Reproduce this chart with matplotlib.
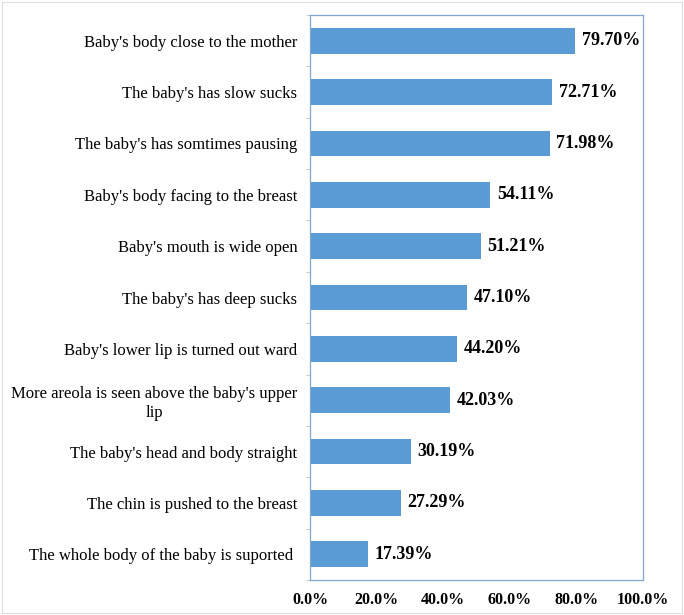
import matplotlib
matplotlib.use("Agg")
import matplotlib.pyplot as plt
from matplotlib.patches import Rectangle
import numpy as np

categories = [
    "Baby's body close to the mother",
    "The baby's has slow sucks",
    "The baby's has somtimes pausing",
    "Baby's body facing to the breast",
    "Baby's mouth is wide open",
    "The baby's has deep sucks",
    "Baby's lower lip is turned out ward",
    "More areola is seen above the baby's upper\nlip",
    "The baby's head and body straight",
    "The chin is pushed to the breast",
    "The whole body of the baby is suported ",
]
values = [79.70, 72.71, 71.98, 54.11, 51.21, 47.10, 44.20, 42.03, 30.19, 27.29, 17.39]
xticks = [0, 20, 40, 60, 80, 100]
xtick_labels = ["0.0%", "20.0%", "40.0%", "60.0%", "80.0%", "100.0%"]

plt.rcParams['font.family'] = ['Liberation Serif', 'DejaVu Serif']

fig = plt.figure(figsize=(6.84, 6.15), dpi=100)
ax = fig.add_axes([310/684, 35/615, 333/684, 565/615])

n = len(categories)
y = np.arange(n)[::-1]
ax.barh(y, values, height=0.5, color="#5B9BD5", zorder=2)
for yi, v in zip(y, values):
    ax.text(v + 2.0, yi, f"{v:.2f}%", va="center", ha="left",
            fontsize=13, fontweight="bold")

ax.set_xlim(0, 100)
ax.set_ylim(-0.5, n - 0.5)
ax.set_yticks(y)
ax.set_yticklabels(categories, fontsize=12, ha="right", multialignment="center")
ax.set_yticks(np.arange(-0.5, n, 1), minor=True)
ax.tick_params(axis="y", which="major", length=0, pad=9)
ax.tick_params(axis="y", which="minor", length=3, color="#BFBFBF", direction="out")
ax.set_xticks(xticks)
ax.set_xticklabels(xtick_labels, fontsize=11.5, fontweight="bold")
ax.tick_params(axis="x", length=0, pad=9)
for s in ax.spines.values():
    s.set_color("#7FA7CF")
    s.set_linewidth(0.9)

fig.patches.append(Rectangle((0.003, 0.003), 0.994, 0.994, transform=fig.transFigure,
                             fill=False, edgecolor="#DDDDDD", linewidth=0.8))

fig.savefig("out.png", dpi=100)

--------------------------------

Prompt - With the pictures left out, transcribe the material exactly.

The solution -
Reproduce this chart with matplotlib.
import matplotlib
matplotlib.use("Agg")
import matplotlib.pyplot as plt
from matplotlib.patches import Rectangle
import numpy as np

categories = [
    "Baby's body close to the mother",
    "The baby's has slow sucks",
    "The baby's has somtimes pausing",
    "Baby's body facing to the breast",
    "Baby's mouth is wide open",
    "The baby's has deep sucks",
    "Baby's lower lip is turned out ward",
    "More areola is seen above the baby's upper\nlip",
    "The baby's head and body straight",
    "The chin is pushed to the breast",
    "The whole body of the baby is suported ",
]
values = [79.70, 72.71, 71.98, 54.11, 51.21, 47.10, 44.20, 42.03, 30.19, 27.29, 17.39]
xticks = [0, 20, 40, 60, 80, 100]
xtick_labels = ["0.0%", "20.0%", "40.0%", "60.0%", "80.0%", "100.0%"]

plt.rcParams['font.family'] = ['Liberation Serif', 'DejaVu Serif']

fig = plt.figure(figsize=(6.84, 6.15), dpi=100)
ax = fig.add_axes([310/684, 35/615, 333/684, 565/615])

n = len(categories)
y = np.arange(n)[::-1]
ax.barh(y, values, height=0.5, color="#5B9BD5", zorder=2)
for yi, v in zip(y, values):
    ax.text(v + 2.0, yi, f"{v:.2f}%", va="center", ha="left",
            fontsize=13, fontweight="bold")

ax.set_xlim(0, 100)
ax.set_ylim(-0.5, n - 0.5)
ax.set_yticks(y)
ax.set_yticklabels(categories, fontsize=12, ha="right", multialignment="center")
ax.set_yticks(np.arange(-0.5, n, 1), minor=True)
ax.tick_params(axis="y", which="major", length=0, pad=9)
ax.tick_params(axis="y", which="minor", length=3, color="#BFBFBF", direction="out")
ax.set_xticks(xticks)
ax.set_xticklabels(xtick_labels, fontsize=11.5, fontweight="bold")
ax.tick_params(axis="x", length=0, pad=9)
for s in ax.spines.values():
    s.set_color("#7FA7CF")
    s.set_linewidth(0.9)

fig.patches.append(Rectangle((0.003, 0.003), 0.994, 0.994, transform=fig.transFigure,
                             fill=False, edgecolor="#DDDDDD", linewidth=0.8))

fig.savefig("out.png", dpi=100)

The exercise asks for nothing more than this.